Entries with chart source code:
⁂
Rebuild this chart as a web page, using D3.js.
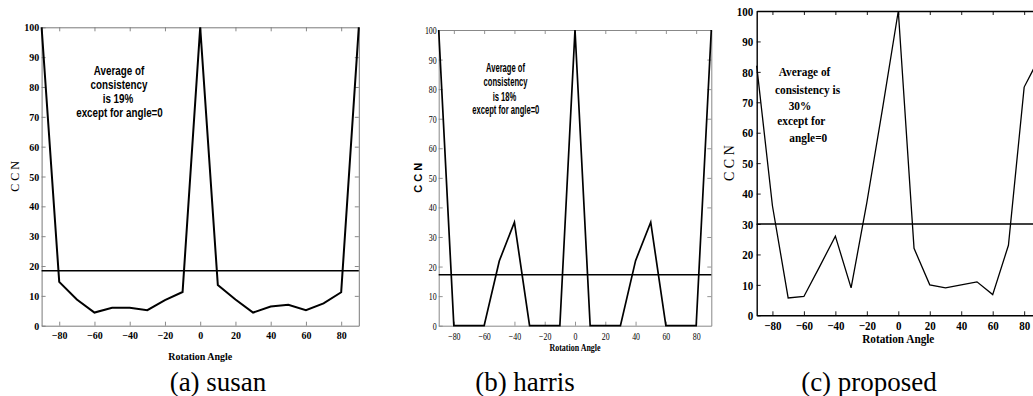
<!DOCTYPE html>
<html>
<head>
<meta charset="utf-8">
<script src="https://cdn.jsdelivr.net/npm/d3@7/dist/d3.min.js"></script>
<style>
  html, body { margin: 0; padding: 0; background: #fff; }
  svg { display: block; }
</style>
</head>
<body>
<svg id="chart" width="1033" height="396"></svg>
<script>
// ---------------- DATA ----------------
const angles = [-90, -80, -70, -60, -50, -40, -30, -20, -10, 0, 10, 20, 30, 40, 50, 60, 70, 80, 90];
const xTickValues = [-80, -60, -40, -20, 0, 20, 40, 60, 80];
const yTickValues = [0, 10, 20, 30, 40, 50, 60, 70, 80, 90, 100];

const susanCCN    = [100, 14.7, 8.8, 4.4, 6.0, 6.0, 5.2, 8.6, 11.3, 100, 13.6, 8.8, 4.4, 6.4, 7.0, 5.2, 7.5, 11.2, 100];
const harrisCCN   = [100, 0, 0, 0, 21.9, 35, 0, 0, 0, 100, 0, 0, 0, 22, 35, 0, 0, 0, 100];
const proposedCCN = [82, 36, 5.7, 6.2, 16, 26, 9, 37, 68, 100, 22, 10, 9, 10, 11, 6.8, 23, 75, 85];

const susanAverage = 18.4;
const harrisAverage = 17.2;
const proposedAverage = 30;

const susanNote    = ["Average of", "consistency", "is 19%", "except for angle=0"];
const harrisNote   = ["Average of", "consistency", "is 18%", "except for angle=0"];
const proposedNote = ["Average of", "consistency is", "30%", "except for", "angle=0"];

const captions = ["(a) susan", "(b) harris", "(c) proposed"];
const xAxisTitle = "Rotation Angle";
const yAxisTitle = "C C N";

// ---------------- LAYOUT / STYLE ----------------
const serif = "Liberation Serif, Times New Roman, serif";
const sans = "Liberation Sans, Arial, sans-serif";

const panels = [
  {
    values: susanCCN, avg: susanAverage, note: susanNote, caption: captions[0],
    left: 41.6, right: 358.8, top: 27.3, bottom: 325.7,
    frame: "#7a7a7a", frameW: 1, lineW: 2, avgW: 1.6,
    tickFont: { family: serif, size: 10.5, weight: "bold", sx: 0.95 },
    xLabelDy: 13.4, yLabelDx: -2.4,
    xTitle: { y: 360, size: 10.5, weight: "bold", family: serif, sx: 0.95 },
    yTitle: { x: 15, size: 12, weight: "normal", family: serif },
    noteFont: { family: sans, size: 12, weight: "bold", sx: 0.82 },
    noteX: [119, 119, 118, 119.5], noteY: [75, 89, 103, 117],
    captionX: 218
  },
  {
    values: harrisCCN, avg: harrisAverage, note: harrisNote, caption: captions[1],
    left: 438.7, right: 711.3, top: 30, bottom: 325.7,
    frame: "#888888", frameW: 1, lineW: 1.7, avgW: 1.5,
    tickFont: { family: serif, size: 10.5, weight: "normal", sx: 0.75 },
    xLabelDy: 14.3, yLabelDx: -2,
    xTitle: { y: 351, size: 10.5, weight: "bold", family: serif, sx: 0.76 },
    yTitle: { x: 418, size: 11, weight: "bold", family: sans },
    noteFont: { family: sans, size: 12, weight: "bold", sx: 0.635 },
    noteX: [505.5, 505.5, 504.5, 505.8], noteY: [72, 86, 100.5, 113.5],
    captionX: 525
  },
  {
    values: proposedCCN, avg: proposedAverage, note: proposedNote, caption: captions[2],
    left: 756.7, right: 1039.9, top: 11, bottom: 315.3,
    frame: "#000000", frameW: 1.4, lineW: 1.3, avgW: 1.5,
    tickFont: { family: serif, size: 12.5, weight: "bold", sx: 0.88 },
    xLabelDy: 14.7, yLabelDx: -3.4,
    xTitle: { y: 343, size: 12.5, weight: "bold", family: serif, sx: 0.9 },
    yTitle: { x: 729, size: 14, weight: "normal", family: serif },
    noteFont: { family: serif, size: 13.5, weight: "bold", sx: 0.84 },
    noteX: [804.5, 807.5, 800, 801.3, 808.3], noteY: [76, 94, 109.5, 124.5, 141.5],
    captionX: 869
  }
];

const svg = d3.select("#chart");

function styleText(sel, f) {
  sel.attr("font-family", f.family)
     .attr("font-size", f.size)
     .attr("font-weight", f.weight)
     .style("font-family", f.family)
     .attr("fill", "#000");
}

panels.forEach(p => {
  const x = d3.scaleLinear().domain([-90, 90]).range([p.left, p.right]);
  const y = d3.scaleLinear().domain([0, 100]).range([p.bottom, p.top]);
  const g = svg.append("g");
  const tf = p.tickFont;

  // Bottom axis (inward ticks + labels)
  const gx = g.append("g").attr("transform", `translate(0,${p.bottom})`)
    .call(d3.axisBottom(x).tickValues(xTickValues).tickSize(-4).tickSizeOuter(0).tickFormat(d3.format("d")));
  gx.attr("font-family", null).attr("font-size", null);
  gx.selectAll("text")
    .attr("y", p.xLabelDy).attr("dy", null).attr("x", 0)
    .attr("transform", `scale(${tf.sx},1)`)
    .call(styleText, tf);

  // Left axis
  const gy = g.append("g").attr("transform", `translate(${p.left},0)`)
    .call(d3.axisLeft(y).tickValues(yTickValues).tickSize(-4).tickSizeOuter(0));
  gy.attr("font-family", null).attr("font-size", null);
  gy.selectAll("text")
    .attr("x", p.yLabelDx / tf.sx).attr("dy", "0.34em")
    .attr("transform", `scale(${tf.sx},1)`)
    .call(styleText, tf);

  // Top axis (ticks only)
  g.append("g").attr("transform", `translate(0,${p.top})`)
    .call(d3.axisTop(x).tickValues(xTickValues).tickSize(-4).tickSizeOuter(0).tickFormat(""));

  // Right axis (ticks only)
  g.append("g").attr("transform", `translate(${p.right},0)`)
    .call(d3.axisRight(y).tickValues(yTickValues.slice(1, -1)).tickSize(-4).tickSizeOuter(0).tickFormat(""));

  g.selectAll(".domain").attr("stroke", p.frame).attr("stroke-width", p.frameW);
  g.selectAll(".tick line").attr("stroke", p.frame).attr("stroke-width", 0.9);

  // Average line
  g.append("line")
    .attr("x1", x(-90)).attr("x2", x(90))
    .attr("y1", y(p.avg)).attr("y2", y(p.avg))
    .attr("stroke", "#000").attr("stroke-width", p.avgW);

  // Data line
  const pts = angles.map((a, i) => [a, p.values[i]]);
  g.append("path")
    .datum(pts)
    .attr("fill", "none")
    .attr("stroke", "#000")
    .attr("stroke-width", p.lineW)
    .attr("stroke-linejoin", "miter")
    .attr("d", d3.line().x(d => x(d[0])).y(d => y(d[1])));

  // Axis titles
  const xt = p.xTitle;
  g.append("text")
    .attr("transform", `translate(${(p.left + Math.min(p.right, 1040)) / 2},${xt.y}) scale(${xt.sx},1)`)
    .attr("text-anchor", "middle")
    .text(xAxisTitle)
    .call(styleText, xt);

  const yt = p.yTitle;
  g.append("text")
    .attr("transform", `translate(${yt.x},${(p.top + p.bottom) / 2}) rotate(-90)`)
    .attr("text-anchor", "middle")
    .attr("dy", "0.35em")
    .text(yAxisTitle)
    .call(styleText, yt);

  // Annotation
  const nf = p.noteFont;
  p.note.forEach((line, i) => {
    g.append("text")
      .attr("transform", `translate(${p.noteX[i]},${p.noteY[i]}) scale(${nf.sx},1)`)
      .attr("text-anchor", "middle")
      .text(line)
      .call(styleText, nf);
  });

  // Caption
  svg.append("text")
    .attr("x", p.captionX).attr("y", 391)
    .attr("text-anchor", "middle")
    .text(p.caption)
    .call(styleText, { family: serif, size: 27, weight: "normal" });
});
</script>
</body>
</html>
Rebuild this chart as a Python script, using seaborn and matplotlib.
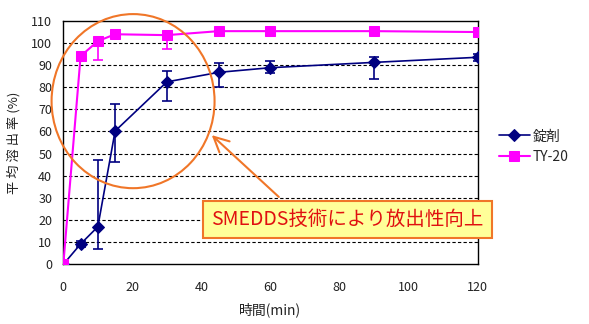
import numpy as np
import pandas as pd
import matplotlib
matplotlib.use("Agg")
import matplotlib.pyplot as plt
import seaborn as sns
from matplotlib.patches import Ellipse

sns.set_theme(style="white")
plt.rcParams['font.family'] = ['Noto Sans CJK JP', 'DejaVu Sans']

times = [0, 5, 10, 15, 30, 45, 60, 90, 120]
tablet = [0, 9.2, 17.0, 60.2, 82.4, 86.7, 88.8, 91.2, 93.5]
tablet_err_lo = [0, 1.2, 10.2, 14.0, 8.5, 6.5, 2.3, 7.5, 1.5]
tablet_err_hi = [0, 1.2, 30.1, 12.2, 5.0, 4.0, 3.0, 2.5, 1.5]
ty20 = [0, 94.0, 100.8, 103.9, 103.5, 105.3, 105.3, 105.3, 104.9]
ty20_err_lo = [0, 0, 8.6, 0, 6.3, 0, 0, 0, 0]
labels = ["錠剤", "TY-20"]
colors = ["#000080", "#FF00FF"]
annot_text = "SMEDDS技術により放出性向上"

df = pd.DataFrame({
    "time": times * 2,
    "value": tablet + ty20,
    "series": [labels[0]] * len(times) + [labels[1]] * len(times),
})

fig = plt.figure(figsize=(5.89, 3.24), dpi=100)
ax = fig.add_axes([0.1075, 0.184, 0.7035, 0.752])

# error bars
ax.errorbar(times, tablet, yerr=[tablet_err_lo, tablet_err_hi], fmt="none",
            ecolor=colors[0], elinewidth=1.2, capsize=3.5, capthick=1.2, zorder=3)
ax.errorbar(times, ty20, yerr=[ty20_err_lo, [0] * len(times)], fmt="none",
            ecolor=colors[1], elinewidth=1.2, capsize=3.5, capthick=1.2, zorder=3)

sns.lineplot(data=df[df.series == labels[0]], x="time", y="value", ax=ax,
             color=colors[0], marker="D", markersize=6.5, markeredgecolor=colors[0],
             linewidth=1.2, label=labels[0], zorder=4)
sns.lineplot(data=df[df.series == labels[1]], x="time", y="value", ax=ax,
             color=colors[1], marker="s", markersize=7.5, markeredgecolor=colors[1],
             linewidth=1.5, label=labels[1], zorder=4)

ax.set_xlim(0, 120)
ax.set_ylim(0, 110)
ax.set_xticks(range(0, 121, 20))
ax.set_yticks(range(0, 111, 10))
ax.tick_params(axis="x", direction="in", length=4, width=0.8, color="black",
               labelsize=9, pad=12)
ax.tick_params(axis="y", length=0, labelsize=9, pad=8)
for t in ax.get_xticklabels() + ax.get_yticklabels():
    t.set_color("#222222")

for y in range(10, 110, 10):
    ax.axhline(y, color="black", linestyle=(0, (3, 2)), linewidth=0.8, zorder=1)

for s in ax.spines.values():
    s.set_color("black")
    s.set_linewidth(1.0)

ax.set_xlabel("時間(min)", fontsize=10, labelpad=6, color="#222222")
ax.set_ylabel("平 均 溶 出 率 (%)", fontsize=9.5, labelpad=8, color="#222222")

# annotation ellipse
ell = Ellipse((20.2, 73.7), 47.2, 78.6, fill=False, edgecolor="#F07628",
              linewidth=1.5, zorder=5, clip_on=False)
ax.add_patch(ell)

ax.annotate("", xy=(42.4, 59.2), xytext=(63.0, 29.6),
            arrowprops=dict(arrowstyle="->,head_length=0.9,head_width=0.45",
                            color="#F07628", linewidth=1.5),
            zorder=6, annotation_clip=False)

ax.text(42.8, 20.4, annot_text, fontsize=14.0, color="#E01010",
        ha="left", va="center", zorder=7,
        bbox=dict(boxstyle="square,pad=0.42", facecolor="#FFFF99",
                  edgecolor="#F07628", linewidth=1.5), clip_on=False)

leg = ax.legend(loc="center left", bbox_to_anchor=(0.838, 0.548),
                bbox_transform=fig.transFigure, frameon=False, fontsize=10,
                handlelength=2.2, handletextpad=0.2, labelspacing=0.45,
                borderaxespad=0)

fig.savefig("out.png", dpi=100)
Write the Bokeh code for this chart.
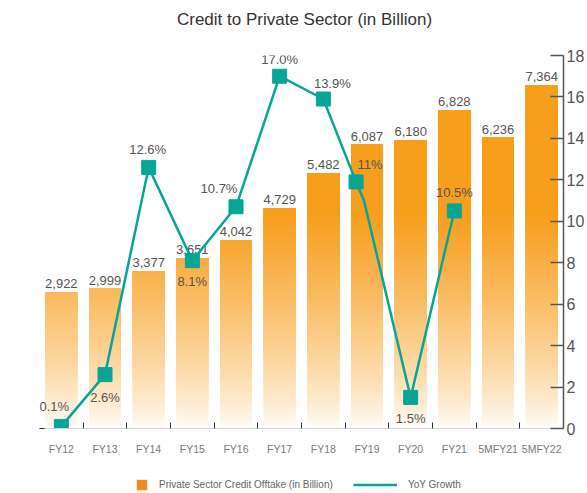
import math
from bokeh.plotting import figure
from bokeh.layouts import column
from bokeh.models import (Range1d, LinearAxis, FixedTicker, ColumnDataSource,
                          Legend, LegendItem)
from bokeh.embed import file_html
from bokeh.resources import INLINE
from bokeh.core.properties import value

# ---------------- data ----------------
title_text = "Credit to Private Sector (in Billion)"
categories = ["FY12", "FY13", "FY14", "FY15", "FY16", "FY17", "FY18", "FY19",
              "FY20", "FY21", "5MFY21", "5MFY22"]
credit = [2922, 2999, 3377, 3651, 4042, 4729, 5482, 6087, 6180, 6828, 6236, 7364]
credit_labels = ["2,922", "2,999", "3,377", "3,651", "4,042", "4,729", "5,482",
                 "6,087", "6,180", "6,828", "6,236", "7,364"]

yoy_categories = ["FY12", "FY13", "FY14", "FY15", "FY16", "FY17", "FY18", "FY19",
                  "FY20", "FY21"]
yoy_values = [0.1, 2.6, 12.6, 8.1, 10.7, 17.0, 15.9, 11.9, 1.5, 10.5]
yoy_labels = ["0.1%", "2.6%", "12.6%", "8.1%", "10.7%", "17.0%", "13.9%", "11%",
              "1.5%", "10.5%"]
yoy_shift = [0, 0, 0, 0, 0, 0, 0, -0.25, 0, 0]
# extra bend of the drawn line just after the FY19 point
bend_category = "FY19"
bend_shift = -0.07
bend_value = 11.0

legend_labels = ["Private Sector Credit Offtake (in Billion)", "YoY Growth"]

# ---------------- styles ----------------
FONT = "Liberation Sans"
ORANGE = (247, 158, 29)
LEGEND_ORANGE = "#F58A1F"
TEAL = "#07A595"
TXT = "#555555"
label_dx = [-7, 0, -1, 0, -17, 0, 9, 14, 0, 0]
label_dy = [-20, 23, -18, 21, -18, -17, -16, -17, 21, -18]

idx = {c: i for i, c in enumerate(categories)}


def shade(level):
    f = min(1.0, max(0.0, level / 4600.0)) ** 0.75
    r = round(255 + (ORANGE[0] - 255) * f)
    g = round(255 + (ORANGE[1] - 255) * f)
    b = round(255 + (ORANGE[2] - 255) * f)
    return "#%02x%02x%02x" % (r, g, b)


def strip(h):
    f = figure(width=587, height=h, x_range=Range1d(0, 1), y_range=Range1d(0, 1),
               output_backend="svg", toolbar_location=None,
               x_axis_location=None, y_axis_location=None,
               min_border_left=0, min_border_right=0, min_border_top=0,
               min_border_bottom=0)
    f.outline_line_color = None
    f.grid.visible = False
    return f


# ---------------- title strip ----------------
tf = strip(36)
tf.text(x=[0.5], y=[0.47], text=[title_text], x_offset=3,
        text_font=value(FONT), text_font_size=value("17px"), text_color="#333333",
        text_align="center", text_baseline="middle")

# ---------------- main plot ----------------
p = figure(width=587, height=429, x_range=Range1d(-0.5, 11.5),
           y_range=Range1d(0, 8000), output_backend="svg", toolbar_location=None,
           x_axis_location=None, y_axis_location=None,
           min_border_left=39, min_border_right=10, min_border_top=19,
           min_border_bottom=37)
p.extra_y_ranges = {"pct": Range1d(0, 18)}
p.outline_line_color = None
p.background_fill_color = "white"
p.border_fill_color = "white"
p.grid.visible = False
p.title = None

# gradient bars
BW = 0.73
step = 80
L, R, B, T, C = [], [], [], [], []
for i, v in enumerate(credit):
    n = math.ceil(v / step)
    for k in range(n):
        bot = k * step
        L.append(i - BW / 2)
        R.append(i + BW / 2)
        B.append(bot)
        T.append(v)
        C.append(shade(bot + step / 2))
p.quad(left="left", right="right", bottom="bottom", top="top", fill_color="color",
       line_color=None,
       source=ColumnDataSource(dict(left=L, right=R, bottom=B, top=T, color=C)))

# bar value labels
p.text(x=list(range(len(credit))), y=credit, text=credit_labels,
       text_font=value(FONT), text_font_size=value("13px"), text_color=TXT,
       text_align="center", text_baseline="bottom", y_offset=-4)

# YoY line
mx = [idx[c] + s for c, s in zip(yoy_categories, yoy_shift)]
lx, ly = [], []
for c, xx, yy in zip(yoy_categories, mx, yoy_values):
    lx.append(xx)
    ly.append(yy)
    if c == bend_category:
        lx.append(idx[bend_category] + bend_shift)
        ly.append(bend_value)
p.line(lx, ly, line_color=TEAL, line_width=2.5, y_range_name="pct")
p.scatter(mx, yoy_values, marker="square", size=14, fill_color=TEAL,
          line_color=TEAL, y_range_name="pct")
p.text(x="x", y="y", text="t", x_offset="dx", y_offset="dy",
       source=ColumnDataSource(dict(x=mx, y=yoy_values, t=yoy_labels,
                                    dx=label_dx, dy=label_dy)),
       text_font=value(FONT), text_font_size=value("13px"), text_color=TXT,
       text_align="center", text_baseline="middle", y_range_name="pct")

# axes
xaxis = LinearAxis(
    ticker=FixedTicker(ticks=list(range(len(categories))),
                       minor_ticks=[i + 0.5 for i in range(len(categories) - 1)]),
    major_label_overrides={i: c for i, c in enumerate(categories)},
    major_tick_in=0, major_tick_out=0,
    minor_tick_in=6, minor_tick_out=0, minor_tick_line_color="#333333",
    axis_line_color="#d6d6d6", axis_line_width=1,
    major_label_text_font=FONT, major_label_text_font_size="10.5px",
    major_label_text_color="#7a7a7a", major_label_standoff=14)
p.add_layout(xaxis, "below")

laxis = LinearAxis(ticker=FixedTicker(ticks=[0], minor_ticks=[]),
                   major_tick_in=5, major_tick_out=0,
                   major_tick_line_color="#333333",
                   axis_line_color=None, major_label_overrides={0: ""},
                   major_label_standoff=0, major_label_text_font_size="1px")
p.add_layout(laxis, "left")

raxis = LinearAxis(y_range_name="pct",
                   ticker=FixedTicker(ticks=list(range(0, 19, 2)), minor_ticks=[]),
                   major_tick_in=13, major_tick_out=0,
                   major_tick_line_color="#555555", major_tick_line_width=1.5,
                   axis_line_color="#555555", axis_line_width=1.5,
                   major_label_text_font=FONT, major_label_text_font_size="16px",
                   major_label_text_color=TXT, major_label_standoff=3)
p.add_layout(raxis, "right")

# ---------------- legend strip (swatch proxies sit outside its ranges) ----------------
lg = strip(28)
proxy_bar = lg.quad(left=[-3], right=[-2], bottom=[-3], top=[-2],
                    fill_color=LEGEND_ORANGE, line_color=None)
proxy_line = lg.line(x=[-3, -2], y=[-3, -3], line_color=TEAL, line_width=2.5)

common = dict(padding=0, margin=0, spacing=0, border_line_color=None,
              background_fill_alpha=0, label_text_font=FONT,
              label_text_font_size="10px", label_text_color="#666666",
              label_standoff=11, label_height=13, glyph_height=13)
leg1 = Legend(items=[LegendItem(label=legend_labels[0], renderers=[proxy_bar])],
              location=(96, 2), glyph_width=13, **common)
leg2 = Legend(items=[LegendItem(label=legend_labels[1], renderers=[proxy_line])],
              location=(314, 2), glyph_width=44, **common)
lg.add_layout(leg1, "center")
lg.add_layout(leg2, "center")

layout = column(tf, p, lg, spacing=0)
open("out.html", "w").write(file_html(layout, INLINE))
⁂
What to do:
Take the lines from the one holding "Write the Bokeh code for this chart." to the one holding "from bokeh.core.properties import value", both lines included, and give them again exactly, with no pictures.

Written solution:
Write the Bokeh code for this chart.
import math
from bokeh.plotting import figure
from bokeh.layouts import column
from bokeh.models import (Range1d, LinearAxis, FixedTicker, ColumnDataSource,
                          Legend, LegendItem)
from bokeh.embed import file_html
from bokeh.resources import INLINE
from bokeh.core.properties import value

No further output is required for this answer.